There are no financial incentives; protection against retaliation is the primary safeguard. Regulators and prosecutors provide electronic and anonymous reporting channels.
In multi-jurisdictional white-collar cases, defence strategy shifts due to parallel use of EU co-operation instruments and international legal assistance. EU co-operation is governed by the Act on Judicial Cooperation in Criminal Matters between EU member states. Cross-border co-operation also relies on Council of Europe instruments, INTERPOL, EUROJUST and bilateral agreements.
In practice, parallel investigations by national prosecutors and EPPO may occur. Jurisdictional conflicts are resolved by the Chief State Attorney. Defence strategy focuses on jurisdiction, competence and key procedural risks, including detention and asset confiscation. EPPO is particularly relevant in EU-budget fraud cases, such as cross-border VAT fraud. The defence often challenges European Investigation Orders (EIOs) on competence, proportionality, procedural rights and availability of remedies. Key arguments concern proportionality and the right to an effective remedy. The defence must act both in the issuing and executing states, as remedies and deadlines differ. Following surrender under a European Arrest Warrant (EAW), the principle of speciality generally limits further prosecution.
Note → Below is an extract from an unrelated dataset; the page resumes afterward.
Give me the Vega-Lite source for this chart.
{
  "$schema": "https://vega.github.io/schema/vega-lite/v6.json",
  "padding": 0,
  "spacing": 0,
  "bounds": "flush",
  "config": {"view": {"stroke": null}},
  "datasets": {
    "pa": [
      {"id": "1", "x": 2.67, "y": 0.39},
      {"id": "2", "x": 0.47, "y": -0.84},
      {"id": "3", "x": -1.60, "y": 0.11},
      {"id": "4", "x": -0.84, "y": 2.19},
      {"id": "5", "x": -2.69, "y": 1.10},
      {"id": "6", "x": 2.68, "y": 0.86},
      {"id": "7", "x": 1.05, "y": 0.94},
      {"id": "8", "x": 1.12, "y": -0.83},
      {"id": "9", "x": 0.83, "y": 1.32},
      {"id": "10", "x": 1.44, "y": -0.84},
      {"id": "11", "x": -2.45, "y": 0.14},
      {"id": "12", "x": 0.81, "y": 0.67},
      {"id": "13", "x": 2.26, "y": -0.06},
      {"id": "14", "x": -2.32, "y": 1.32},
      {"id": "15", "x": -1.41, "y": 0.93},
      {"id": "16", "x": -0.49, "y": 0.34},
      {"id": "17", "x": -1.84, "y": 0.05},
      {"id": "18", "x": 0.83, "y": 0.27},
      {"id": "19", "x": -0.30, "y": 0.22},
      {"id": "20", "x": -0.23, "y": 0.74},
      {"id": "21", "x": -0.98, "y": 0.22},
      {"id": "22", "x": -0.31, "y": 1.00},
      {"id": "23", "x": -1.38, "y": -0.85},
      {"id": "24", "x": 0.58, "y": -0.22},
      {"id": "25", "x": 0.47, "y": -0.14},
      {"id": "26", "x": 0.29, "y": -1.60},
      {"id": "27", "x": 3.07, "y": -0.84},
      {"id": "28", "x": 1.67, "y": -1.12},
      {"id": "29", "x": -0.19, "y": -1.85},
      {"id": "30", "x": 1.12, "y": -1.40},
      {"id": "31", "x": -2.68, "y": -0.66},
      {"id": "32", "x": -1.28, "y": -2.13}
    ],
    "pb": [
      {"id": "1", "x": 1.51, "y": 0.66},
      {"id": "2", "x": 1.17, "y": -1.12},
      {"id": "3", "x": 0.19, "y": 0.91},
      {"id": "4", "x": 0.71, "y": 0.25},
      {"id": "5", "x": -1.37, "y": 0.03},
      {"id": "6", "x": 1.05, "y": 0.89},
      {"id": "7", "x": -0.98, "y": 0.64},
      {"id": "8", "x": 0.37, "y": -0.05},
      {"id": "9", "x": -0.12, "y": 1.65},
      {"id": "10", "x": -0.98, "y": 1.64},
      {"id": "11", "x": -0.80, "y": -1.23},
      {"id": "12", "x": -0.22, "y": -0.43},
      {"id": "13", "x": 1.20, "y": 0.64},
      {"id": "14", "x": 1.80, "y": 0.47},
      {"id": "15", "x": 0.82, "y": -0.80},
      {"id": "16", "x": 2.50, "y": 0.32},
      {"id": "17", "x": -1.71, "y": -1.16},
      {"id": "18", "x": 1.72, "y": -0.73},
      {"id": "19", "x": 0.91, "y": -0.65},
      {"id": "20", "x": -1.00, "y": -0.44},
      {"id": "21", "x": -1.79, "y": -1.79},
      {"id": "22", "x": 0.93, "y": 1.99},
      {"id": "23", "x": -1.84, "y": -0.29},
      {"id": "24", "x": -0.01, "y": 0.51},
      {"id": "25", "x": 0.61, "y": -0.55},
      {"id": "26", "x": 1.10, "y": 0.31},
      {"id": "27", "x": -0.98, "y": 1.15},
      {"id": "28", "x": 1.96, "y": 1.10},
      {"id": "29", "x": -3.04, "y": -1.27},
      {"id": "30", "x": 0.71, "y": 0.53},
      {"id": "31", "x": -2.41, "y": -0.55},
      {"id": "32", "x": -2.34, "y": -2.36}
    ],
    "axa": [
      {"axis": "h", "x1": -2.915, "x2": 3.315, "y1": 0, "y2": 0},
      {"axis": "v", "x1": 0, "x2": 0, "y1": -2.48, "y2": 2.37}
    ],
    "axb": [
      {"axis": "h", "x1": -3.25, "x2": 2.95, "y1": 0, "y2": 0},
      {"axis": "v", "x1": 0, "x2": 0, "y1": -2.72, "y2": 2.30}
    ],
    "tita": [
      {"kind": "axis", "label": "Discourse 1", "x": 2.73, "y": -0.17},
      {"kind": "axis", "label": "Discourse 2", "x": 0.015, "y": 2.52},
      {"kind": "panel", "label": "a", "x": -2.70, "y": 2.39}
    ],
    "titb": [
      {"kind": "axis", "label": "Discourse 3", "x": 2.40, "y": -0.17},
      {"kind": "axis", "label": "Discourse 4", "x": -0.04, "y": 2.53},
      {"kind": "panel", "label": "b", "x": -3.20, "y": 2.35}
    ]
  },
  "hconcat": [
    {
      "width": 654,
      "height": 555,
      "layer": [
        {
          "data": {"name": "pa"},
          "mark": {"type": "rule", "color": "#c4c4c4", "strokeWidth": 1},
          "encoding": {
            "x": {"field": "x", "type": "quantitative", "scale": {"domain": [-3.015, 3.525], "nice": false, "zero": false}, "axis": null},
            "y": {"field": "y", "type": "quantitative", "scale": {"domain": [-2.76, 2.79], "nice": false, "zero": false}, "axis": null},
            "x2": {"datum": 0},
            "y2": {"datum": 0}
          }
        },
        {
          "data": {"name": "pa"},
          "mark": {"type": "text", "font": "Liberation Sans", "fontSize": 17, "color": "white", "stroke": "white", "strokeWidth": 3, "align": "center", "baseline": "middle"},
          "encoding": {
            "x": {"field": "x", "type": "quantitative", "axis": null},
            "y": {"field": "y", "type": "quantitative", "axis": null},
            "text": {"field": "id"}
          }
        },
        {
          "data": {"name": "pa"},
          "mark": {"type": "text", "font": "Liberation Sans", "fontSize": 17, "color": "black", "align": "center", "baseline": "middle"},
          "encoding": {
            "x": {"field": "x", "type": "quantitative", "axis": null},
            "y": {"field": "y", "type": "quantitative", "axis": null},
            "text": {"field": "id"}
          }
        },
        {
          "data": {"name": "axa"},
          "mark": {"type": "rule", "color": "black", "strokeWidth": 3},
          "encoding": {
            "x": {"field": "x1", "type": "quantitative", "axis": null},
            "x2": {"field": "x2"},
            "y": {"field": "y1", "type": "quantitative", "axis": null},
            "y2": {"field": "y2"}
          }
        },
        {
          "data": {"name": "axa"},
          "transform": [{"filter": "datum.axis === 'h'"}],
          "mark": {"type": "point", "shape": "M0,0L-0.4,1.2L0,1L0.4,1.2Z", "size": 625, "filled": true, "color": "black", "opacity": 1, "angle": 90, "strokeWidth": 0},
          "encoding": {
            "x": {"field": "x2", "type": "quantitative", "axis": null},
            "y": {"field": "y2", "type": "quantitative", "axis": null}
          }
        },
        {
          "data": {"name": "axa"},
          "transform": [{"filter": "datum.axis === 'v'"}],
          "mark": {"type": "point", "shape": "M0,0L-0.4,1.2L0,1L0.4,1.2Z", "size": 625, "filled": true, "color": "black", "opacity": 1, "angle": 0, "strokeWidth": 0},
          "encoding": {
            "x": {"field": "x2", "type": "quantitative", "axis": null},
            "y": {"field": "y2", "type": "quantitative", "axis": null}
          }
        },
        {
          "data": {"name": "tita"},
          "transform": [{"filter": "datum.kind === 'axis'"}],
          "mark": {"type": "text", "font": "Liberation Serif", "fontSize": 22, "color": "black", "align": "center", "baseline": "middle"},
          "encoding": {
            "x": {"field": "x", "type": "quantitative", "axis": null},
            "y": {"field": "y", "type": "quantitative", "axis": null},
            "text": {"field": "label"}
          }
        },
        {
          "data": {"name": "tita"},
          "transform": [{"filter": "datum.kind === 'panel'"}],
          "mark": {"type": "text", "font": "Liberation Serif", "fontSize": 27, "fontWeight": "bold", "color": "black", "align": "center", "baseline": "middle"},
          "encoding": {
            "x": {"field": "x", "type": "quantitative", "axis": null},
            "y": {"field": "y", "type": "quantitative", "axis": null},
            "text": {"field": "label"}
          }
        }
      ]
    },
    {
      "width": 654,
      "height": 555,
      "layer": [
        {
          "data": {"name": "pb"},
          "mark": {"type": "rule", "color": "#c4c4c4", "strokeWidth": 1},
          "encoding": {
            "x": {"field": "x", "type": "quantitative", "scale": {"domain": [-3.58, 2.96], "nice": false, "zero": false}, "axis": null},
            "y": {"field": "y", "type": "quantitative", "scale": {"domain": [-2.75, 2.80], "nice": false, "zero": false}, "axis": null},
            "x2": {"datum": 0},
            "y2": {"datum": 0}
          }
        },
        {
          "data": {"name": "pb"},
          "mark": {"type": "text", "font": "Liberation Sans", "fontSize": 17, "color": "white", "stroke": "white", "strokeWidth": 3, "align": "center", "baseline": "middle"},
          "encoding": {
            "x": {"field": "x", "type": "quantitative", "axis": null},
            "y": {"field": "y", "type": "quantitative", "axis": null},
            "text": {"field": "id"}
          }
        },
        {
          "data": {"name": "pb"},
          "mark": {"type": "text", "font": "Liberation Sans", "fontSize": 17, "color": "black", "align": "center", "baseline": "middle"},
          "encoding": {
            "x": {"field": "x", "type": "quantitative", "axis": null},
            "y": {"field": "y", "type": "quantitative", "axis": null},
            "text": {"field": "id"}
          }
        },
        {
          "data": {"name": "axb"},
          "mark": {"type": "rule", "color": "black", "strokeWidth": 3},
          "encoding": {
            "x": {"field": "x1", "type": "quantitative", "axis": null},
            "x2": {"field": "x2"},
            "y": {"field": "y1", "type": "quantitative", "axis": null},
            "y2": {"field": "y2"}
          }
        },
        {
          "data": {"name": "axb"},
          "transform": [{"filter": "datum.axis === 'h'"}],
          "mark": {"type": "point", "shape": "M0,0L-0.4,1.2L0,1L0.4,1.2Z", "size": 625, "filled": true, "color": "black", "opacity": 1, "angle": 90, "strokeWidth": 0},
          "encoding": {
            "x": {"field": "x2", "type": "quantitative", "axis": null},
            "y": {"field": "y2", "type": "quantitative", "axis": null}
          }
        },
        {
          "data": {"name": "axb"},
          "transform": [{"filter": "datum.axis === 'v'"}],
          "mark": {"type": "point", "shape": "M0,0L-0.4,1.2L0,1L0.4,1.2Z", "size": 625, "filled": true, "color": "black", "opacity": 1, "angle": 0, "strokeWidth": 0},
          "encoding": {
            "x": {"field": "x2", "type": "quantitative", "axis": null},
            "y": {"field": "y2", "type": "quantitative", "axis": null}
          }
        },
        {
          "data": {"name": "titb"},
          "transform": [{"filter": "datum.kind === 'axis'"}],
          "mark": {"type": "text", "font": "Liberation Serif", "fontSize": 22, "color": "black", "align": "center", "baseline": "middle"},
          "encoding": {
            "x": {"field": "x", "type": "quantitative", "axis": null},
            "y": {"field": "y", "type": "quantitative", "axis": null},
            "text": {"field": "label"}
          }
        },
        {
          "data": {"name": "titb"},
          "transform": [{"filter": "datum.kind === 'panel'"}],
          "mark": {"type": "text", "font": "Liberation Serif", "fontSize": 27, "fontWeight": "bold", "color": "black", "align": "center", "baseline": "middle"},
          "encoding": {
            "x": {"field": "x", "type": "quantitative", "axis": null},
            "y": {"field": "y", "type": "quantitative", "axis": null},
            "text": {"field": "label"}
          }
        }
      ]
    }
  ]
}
There are no formal state mechanisms for co-ordinated defence. In practice, defence co-ordination relies on lead counsel and local counsel in each jurisdiction. A unified defence theory and controlled information flow are essential. Cross-border co-operation is limited by statutory refusal grounds, fundamental rights, proportionality, speciality and ne bis in idem.
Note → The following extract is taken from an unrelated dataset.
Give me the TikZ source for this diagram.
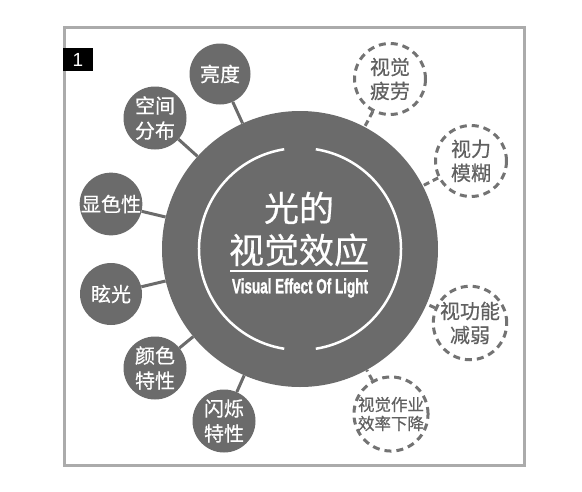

In the coming period, Croatian white-collar enforcement is expected to be shaped by increased alignment with EU and OECD standards. Following ratification of the OECD Anti-Bribery Convention in 2023, amendments to the Criminal Code to strengthen corruption prevention and penalties have been announced.
Further priorities include enhanced enforcement of EU restrictive measures, alignment with the Markets in Crypto-Assets Regulation (MiCA) and increased supervision of crypto-asset service providers, strengthening cybercrime specialisation within prosecutorial and police structures, and continued implementation of the Anti-Corruption Strategy 2021–2030. Additional reforms aim to modernise criminal procedure and accelerate proceedings.